I had a visit from an entrepreneur yesterday who was deliberating about whether to take on a CEO job at a venture-backed company or start a new company from scratch. The only problem was that the VC deal had some hair on it… $15MM of paid-in capital, nominal revenues, and just a few customers. I frequently see people in this situation and always give them the same feedback: run from a VC-fixer-upper as fast as you can.
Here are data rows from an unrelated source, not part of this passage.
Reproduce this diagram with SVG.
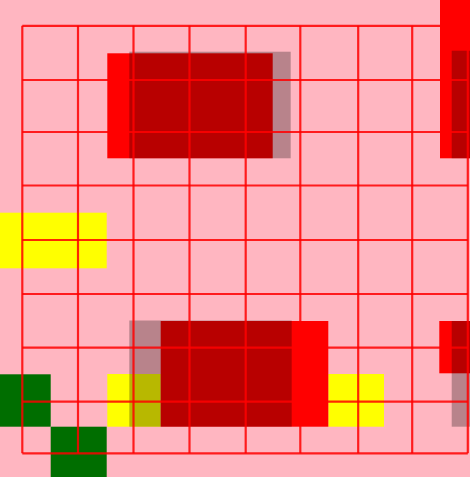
<svg xmlns="http://www.w3.org/2000/svg" width="470" height="477" viewBox="0 0 470 477">
  <style>
    .red { fill: #ff0000; }
    .yel { fill: #ffff00; }
    .grn { fill: #006e00; }
    .shd { fill: #000000; fill-opacity: 0.28; }
    .grid line { stroke: #ff0000; stroke-width: 2.2; stroke-opacity: 0.85; }
  </style>
  <rect x="0" y="0" width="470" height="477" fill="#ffb6c1"/>
  <g id="fills">
    <rect class="yel" x="0" y="212.7" width="106.7" height="55.6"/>
    <rect class="yel" x="107.3" y="374" width="53.4" height="52.7"/>
    <rect class="yel" x="328.3" y="374" width="55.7" height="52.7"/>
    <rect class="grn" x="0" y="374.3" width="50.7" height="52.4"/>
    <rect class="grn" x="50.7" y="426.7" width="56" height="50.3"/>
    <rect class="red" x="107.3" y="53.3" width="165.4" height="105"/>
    <rect class="red" x="440" y="0" width="30" height="158.3"/>
    <rect class="red" x="160.7" y="321" width="167.6" height="105.7"/>
    <rect class="red" x="439.3" y="321" width="30.7" height="52.3"/>
  </g>
  <g id="shadows">
    <rect class="shd" x="129.3" y="51.7" width="161.4" height="106.6"/>
    <rect class="shd" x="451.7" y="50.7" width="18.3" height="107.6"/>
    <rect class="shd" x="129.3" y="320.5" width="162.4" height="106.2"/>
    <rect class="shd" x="451.7" y="321" width="18.3" height="105.7"/>
  </g>
  <g id="grid" class="grid">
    <line x1="22.3" y1="25.8" x2="22.3" y2="453.3"/>
    <line x1="78" y1="25.8" x2="78" y2="453.3"/>
    <line x1="133.5" y1="25.8" x2="133.5" y2="453.3"/>
    <line x1="189.5" y1="25.8" x2="189.5" y2="453.3"/>
    <line x1="245.7" y1="25.8" x2="245.7" y2="453.3"/>
    <line x1="300.3" y1="25.8" x2="300.3" y2="453.3"/>
    <line x1="358.2" y1="25.8" x2="358.2" y2="453.3"/>
    <line x1="412.2" y1="25.8" x2="412.2" y2="453.3"/>
    <line x1="467.8" y1="25.8" x2="467.8" y2="453.3"/>
    <line x1="22.3" y1="25.8" x2="467.8" y2="25.8"/>
    <line x1="22.3" y1="80" x2="467.8" y2="80"/>
    <line x1="22.3" y1="132" x2="467.8" y2="132"/>
    <line x1="22.3" y1="185.5" x2="467.8" y2="185.5"/>
    <line x1="22.3" y1="240" x2="467.8" y2="240"/>
    <line x1="22.3" y1="294" x2="467.8" y2="294"/>
    <line x1="22.3" y1="347.7" x2="467.8" y2="347.7"/>
    <line x1="22.3" y1="401.7" x2="467.8" y2="401.7"/>
    <line x1="22.3" y1="453.3" x2="467.8" y2="453.3"/>
  </g>
</svg>
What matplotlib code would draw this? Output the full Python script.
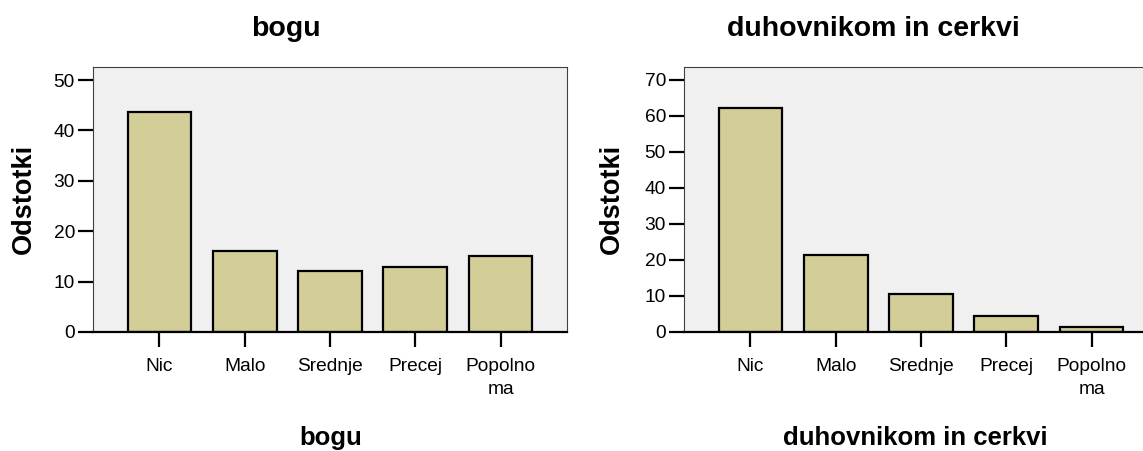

A venture turn-around is a lot like remodeling a New York City apartment. My wife and I remodeled our apartment in 2012, and everything that could go wrong, did go wrong. Permits were delayed for months, demolition revealed wiring and pipes that changed our plans, our co-op board mandated new A/C units at an exorbitant cost, our upstairs neighbors sued because “vibrations” caused a family heirloom to break, Hurricane Sandy prevented the construction crew from coming to work for two months (in reality they took other jobs where they could make more money), and on and on and on. In the end our 6-8 week project took a year to complete, and it cost three times what our contractor quoted.
If you think this sounds bad, turning around a broken start-up is worse.
In the start-up world, three or four companies get funded at the same time to solve the same problem. If a company stumbles out of the gate, wanders aimlessly for two years, and spends all its investor’s money – it has already lost. There is no fixing it.
The only time I have seen a venture turn-around work is when the management team pivots the business into something entirely new. This is what I tell the prospective CEOs who come to my office. If you take over a broken deal, be prepared to start over and turn it into something else. At that point you have to evaluate whether it is easier to start a company with $15MM of liquidation preferences and a tired team, or start something from scratch.